Y luego podemos vivirla amando. A fuerza de amar, nuestra fe se volverá inquebrantable, solidísima. No solamente creeremos en el amor de Dios, sino que lo sentiremos de manera tangible en nuestra alma, y veremos realizarse “milagros” a nuestro alrededor.
Eso es lo que experimentó una joven de Gran Bretaña: “Cuando mi madre me comunicó que había decidido dejar a papá y mudarse a otro departamento quedé casi desesperada, shockeada por la noticia, pero no le dije nada. En otras ocasiones habría buscado alguna excusa para escapar o me habría encerrado en la habitación a escuchar música, pero esta vez estaba decidida a vivir el Evangelio y me sentía llevada a permanecer allí, en medio de ese sufrimiento, y declararle mi ‘sí’ a la cruz. Para mí era una oportunidad de creer en su amor más allá de cualquier apariencia. A partir de ese momento traté de escuchar a mamá con amor cuando se desahogaba de todo lo que tenía que decir de mi padre, y de dejar mi opinión de lado. Traté también de encontrar la manera de estar cerca de mi padre.

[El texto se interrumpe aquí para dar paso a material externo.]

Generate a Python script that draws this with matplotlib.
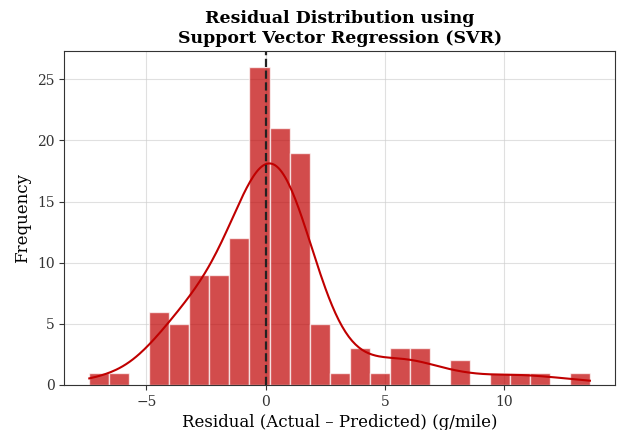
import numpy as np
import matplotlib
matplotlib.use("Agg")
import matplotlib.pyplot as plt

plt.rcParams['font.family'] = ['DejaVu Serif']

# histogram: 25 equal bins
bin_start = -7.39
bin_width = 0.839
counts = [1, 1, 0, 6, 5, 9, 9, 12, 26, 21, 19, 5, 1, 3, 1, 3, 3, 0, 2, 0, 1, 1, 1, 0, 1]

edges = bin_start + bin_width * np.arange(len(counts) + 1)
centers = (edges[:-1] + edges[1:]) / 2
residuals = np.repeat(centers, counts)

# gaussian kde (scott), scaled to counts
n = len(residuals)
bw = residuals.std(ddof=1) * n ** (-1 / 5)
grid = np.linspace(edges[0], edges[-1], 300)
dens = np.exp(-0.5 * ((grid[:, None] - residuals[None, :]) / bw) ** 2).sum(axis=1)
dens = dens / (n * bw * np.sqrt(2 * np.pi))
kde = dens * n * bin_width

fig, ax = plt.subplots(figsize=(6.18, 4.3), dpi=100)
fig.subplots_adjust(left=0.104, right=0.995, top=0.881, bottom=0.105)
ax.set_axisbelow(True)
ax.grid(True, color='#cccccc', alpha=0.6, linewidth=0.8)
ax.bar(centers, counts, width=bin_width, color='#bf0000', alpha=0.7,
       edgecolor='white', linewidth=1)
ax.plot(grid, kde, color='#c00000', linewidth=1.5)
ax.axvline(0, color='#222222', linestyle='--', linewidth=1.6)

ax.set_title('Residual Distribution using\nSupport Vector Regression (SVR)',
             fontsize=12.5, fontweight='bold')
ax.set_xlabel('Residual (Actual – Predicted) (g/mile)', fontsize=12)
ax.set_ylabel('Frequency', fontsize=12)
ax.tick_params(labelsize=10, colors='#333333')
for s in ax.spines.values():
    s.set_color('#333333')

fig.savefig('out.png')
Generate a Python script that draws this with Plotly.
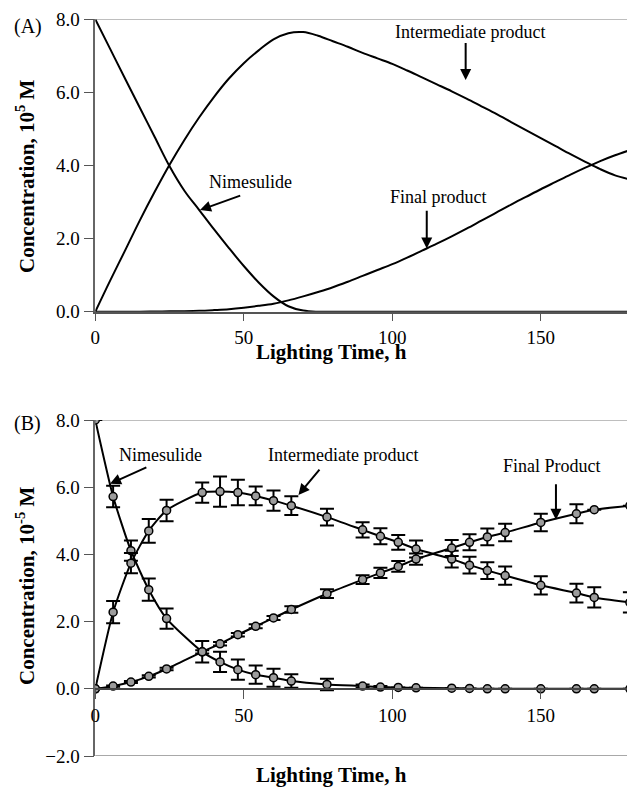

Pasaron unos meses y cuando mis padres ya estaban volviendo a reconstruir la relación entre ellos, me sorprendió una frase de mamá: ‘¿Recuerdas cuando te dije que me habría separado? Tu reacción me hizo pensar que estaba tomando una decisión equivocada’. Yo no le había dicho nada, solamente un ‘sí’ a Jesús en silencio, segura de que él se habría ocupado de todo.”